The Forest zone is the quietest of the three: a meditation sauna and a multisensory lounge where herbal aromas and art installations are meant to encourage stillness. The progression through the three zones functions as a circuit, and the design is considered enough that moving through it doesn't feel arbitrary.
Photo by Julien Balmer
Nine pools in total are distributed across the spa's levels, ranging from cold plunge tanks to the floating pool in the Lake zone to the counter-current swimming pool on the roof.

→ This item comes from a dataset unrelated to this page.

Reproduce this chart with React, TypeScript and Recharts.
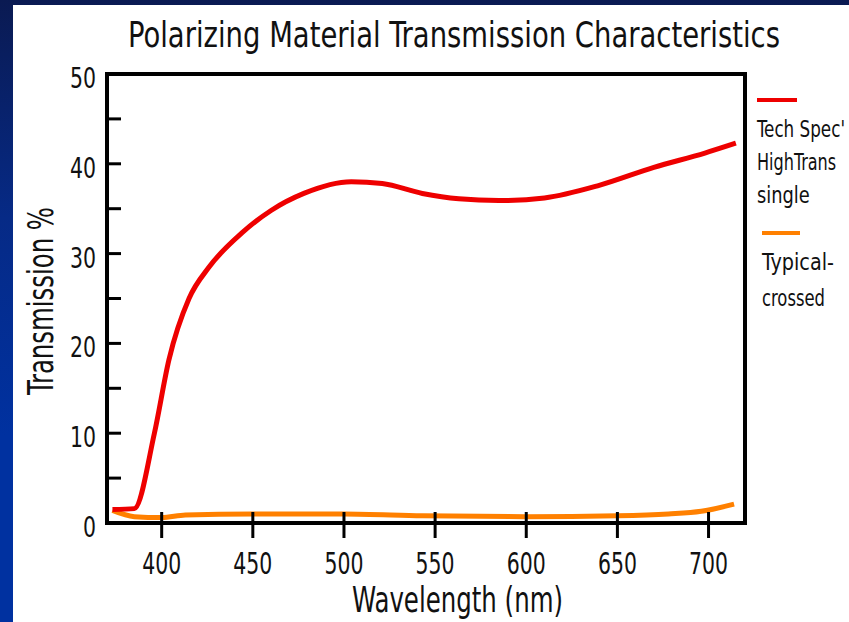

The treatment menu covers conventional massage and facial work - using products from Swissline, Aqua Organic, and Ledibelle - as well as signature treatments including a deep-relaxation treatment using local Appenzell herbal oils.
Photo by Julien Balmer
A private Spa Suite is available for solo or paired use, including a whirlpool designed for whey baths and a Wave Balance lounger filled with 700 liters of water that translates sound into vibration. The Shazay Hair Spa treatment, popular in Asia and described as genuinely rare in Switzerland, combines steam treatment and a conditioning mask with a rinse of diamond-filtered water. A styling lounge accommodates beauty treatments for two.
Photo by Julien Balmer
The outdoor areas spread across two levels. At ground level, three pools offer different water experiences alongside a steam grotto and a sauna igloo - the latter generating intense heat bursts. On the roof, the atmosphere shifts: a Finnish sauna, a salt sauna, a cold pool, a steam bath, and an infinity pool with massage jets look out over Gonten and the Alpstein range.
The adjacent yoga platform is used for morning classes and sound meditations, with the hill landscape serving as backdrop. The rooftop spa is open to guests aged 12 and over, making it the one area of the spa designed to accommodate families alongside adults.